Repo for arXiv preprint "Gradient-based Adversarial Attacks against Text Transformers"

Other

96 stars 11 forks source link

Gumbel Softmax and Softmax #1

Closed SolidShen closed 3 years ago

SolidShen commented 3 years ago

Hi authors: It's a great work and I have some questions about the Gumbel-softmax and softmax. In my opinion, you are trying to optimize an adversarial discrete distribution and gumbel-softmax allows you to differentiablly draw samples from the distribution. My question is that if we just want to optimize a single adversarial example instead of a distribution, can we directly use softmax as the approximation? If yes, what are the main benefits of optimizing a distribution instead of a single example? If not, why?

Thanks! Best, Guangyu

cg563 commented 3 years ago

Hi Guangyu, I'm not sure how you are proposing to use the softmax to define a single adversarial example. The input to the transformer is a sequence of tokens, how do you parameterize the softmax so that its output is a deterministic sequence of tokens?

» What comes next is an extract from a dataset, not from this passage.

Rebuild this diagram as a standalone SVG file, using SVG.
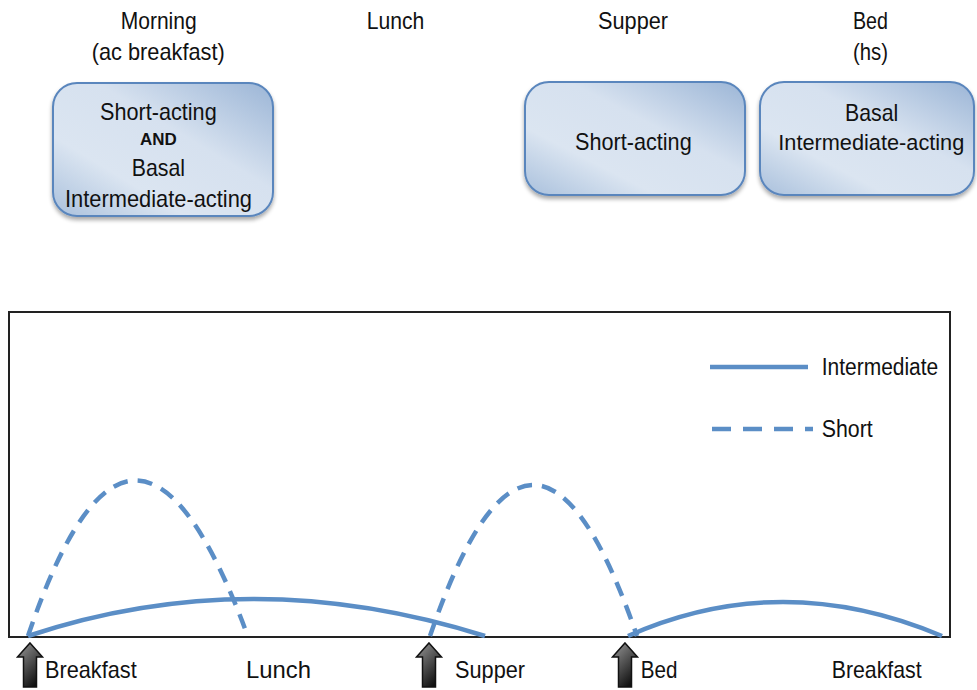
<svg xmlns="http://www.w3.org/2000/svg" width="977" height="690" viewBox="0 0 977 690">
<defs>
<linearGradient id="boxg" x1="0" y1="1" x2="1" y2="0">
<stop offset="0" stop-color="#a9c0dc"/>
<stop offset="0.3" stop-color="#dbe5f1"/>
<stop offset="0.6" stop-color="#d6e1ef"/>
<stop offset="1" stop-color="#9bb5d6"/>
</linearGradient>
<linearGradient id="arrg" x1="0" y1="0" x2="0.6" y2="1">
<stop offset="0" stop-color="#9a9a9a"/>
<stop offset="0.5" stop-color="#555"/>
<stop offset="1" stop-color="#111"/>
</linearGradient>
<filter id="sh" x="-10%" y="-10%" width="120%" height="130%">
<feGaussianBlur in="SourceAlpha" stdDeviation="2"/>
<feOffset dx="0" dy="3" result="b"/>
<feComponentTransfer><feFuncA type="linear" slope="0.35"/></feComponentTransfer>
<feMerge><feMergeNode/><feMergeNode in="SourceGraphic"/></feMerge>
</filter>
<path id="uparrow" d="M0,0 L12.5,14 L6.5,14 L6.5,44 L-6.5,44 L-6.5,14 L-12.5,14 Z"/>
</defs>
<style>
text{font-family:"Liberation Sans",Arial,sans-serif;fill:#111;font-size:24px;}
.lg{font-size:23px;}
.bx{fill:url(#boxg);stroke:#5a86bd;stroke-width:2;}
.curve{fill:none;stroke:#5b8ec6;stroke-width:4.5;}
.dash{stroke-dasharray:15 10;}
.ldash{stroke-dasharray:19 12;}
.arr{fill:url(#arrg);stroke:#111;stroke-width:1.5;stroke-linejoin:miter;}
</style>
<rect width="977" height="690" fill="#fff"/>
<g id="top-labels">
<text x="120.7" y="29" textLength="76" lengthAdjust="spacingAndGlyphs">Morning</text>
<text x="91.7" y="60" textLength="133" lengthAdjust="spacingAndGlyphs">(ac breakfast)</text>
<text x="366.7" y="29" textLength="57.6" lengthAdjust="spacingAndGlyphs">Lunch</text>
<text x="598" y="29" textLength="70" lengthAdjust="spacingAndGlyphs">Supper</text>
<text x="853" y="29" textLength="35" lengthAdjust="spacingAndGlyphs">Bed</text>
<text x="853" y="60" textLength="35" lengthAdjust="spacingAndGlyphs">(hs)</text>
</g>
<g id="box-morning">
<rect class="bx" x="53" y="83" width="220" height="133" rx="24" filter="url(#sh)"/>
<text x="100" y="120" textLength="116.7" lengthAdjust="spacingAndGlyphs">Short-acting</text>
<text x="140" y="145" textLength="36.7" lengthAdjust="spacingAndGlyphs" style="font-size:16px;font-weight:bold">AND</text>
<text x="131.7" y="176" textLength="53.3" lengthAdjust="spacingAndGlyphs">Basal</text>
<text x="65" y="207" textLength="187" lengthAdjust="spacingAndGlyphs">Intermediate-acting</text>
</g>
<g id="box-supper">
<rect class="bx" x="525" y="82" width="220" height="113" rx="24" filter="url(#sh)"/>
<text x="575" y="150" textLength="116.7" lengthAdjust="spacingAndGlyphs">Short-acting</text>
</g>
<g id="box-bed">
<rect class="bx" x="760" y="82" width="214" height="113" rx="24" filter="url(#sh)"/>
<text x="845" y="120.5" textLength="53.3" lengthAdjust="spacingAndGlyphs">Basal</text>
<text x="778.3" y="150" textLength="186" lengthAdjust="spacingAndGlyphs" style="font-size:22.5px">Intermediate-acting</text>
</g>
<g id="chart">
<rect x="9" y="312" width="941" height="325" fill="none" stroke="#222" stroke-width="2"/>
</g>
<g id="legend">
<line class="curve" x1="710" y1="367" x2="808" y2="367"/>
<text class="lg" x="821.7" y="375" textLength="116.6" lengthAdjust="spacingAndGlyphs">Intermediate</text>
<line class="curve ldash" x1="712" y1="429" x2="813" y2="429"/>
<text class="lg" x="821.7" y="436.7" textLength="51" lengthAdjust="spacingAndGlyphs">Short</text>
</g>
<g id="connectors">
<path class="curve" d="M28,636 Q250,562 485,636"/>
<path class="curve" d="M628,636 Q781,568 942,636"/>
<path class="curve dash" d="M28,636 Q133,326 247,634"/>
<path class="curve dash" d="M430,636 Q533,334 637,636"/>
</g>
<g id="x-axis">
<use href="#uparrow" class="arr" x="30" y="643"/>
<use href="#uparrow" class="arr" x="429" y="643"/>
<use href="#uparrow" class="arr" x="625" y="643"/>
<text x="45" y="678" textLength="91.7" lengthAdjust="spacingAndGlyphs">Breakfast</text>
<text x="246" y="678" textLength="65" lengthAdjust="spacingAndGlyphs">Lunch</text>
<text x="455" y="678" textLength="70" lengthAdjust="spacingAndGlyphs">Supper</text>
<text x="640.7" y="678" textLength="36.7" lengthAdjust="spacingAndGlyphs">Bed</text>
<text x="831.7" y="678" textLength="90" lengthAdjust="spacingAndGlyphs">Breakfast</text>
</g>
</svg>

SolidShen commented 3 years ago

Hi Guangyu, I'm not sure how you are proposing to use the softmax to define a single adversarial example. The input to the transformer is a sequence of tokens, how do you parameterize the softmax so that its output is a deterministic sequence of tokens?

Hi, Say I want to find an adversarial token, after I add it on the benign text input, the model will provide the wrong prediction. My point is that can I optimize a [1xN] vector, then feed it to the softmax(not gumbel-softmax) and apply eq(6) in the paper, then feed it to the transformer? In this case, softmax can be considered as the approximation of the 1-hot encoding token, right? Then, what's the difference between using softmax and gumbel-softmax? What's the benefit of using gumbel-softmax in this case?

cg563 commented 3 years ago

Ah I see what you mean. What you're proposing works during optimization time, but you have to convert it to a discrete token for the target classifier. If you do something like taking the argmax of the probability vector it doesn't work, because there's nothing stopping the optimizer from taking the centroid of all tokens. Once you discretize this with argmax it becomes an arbitrary token.

The Gumbel-softmax takes care of this because there's randomness during training as well. A Gumbel-softmax distribution with large entropy can generate pretty random sentences, which doesn't help reduce the adversarial loss. The optimizer has to eventually pick a token distribution with low entropy so that samples from the Gumbel-softmax consistently fool the classifier.

This is actually a very good question and we didn't talk about this aspect of the Gumbel-softmax in the paper. We will add it in a revision, thanks!